DR : Sanctionner ne veut pas dire grand-chose. Ce qu’il faut regarder à un moment donné, c’est si des faits sont avérés. Si c’est le cas, nous devons prendre nous aussi nos responsabilités (…) Lorsque des dérapages interviennent, il y a d’autres mesures à prendre. On en a pris à l’égard du Burundi, mais on n’est pas dans la même situation. Au Burundi, il y a des violences tous les jours, il y a maintenant plus de 250.000 réfugiés, peut-être même près de 300.000 qui sont partis vers le Congo, le Rwanda et la Tanzanie. Je crois qu’il faut d’abord rester dans une logique de dialogue, essayer de faire en sorte que l’on pousse à la mise en place des outils nécessaires pour respecter les engagements constitutionnels. Ce n’est qu’en cas de dérapage que l’on peut imaginer d’autres formules. Il ne faut pas précipiter les choses, nous sommes encore dans une période où l’on peut tenter de forcer la mise en œuvre du processus électoral avec révision du fichier électoral.
NA : Craignez-vous en RDC un scénario à la burundaise ?

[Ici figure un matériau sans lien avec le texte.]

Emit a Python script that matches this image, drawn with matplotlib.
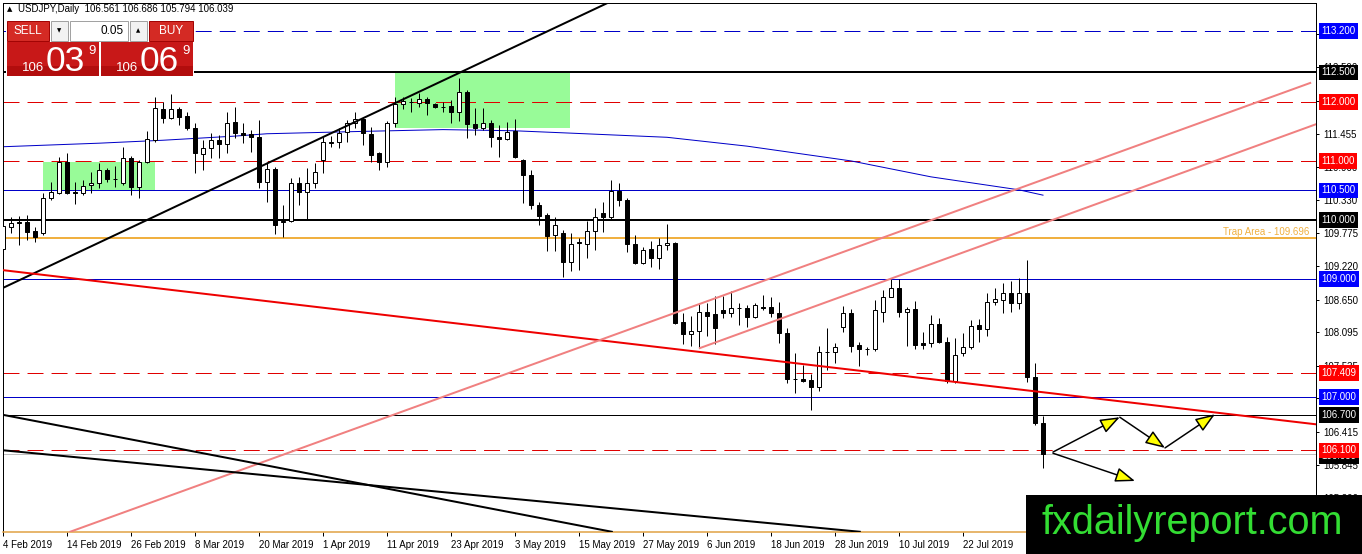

DR : Je crois qu’on ne doit pas comparer les deux situations. Ce qu’il faut surtout, c’est se focaliser sur ce que l’on peut réellement organiser. Par ailleurs, il faut également se préoccuper de la situation économique. Il est évident que la chute des prix des produits pétroliers, mais aussi de toute une série d’autres matières premières, a des conséquences budgétaires lourdes. On voit bien qu’il y a des difficultés majeures, qui se traduisent par des situations très compliquées à l’intérieur du pays en termes d’emplois, de perspective de développement et notamment pour beaucoup de jeunes. (…) Vu d’Europe, on a des préoccupations souvent tournées vers la sécurité, l’afflux migratoire, mais il faut bien se rendre compte que la baisse des prix pétroliers, dont nous bénéficions, pose problème à de très nombreux pays à travers le monde, et particulièrement en Afrique. Notamment dans la région des Grands Lacs. Cela peut avoir un impact très lourd sur le budget de l’Etat et sur la vie économique et sociale dans le pays, et cela peut provoquer des tensions sociales fortes à plusieurs endroits à travers la région.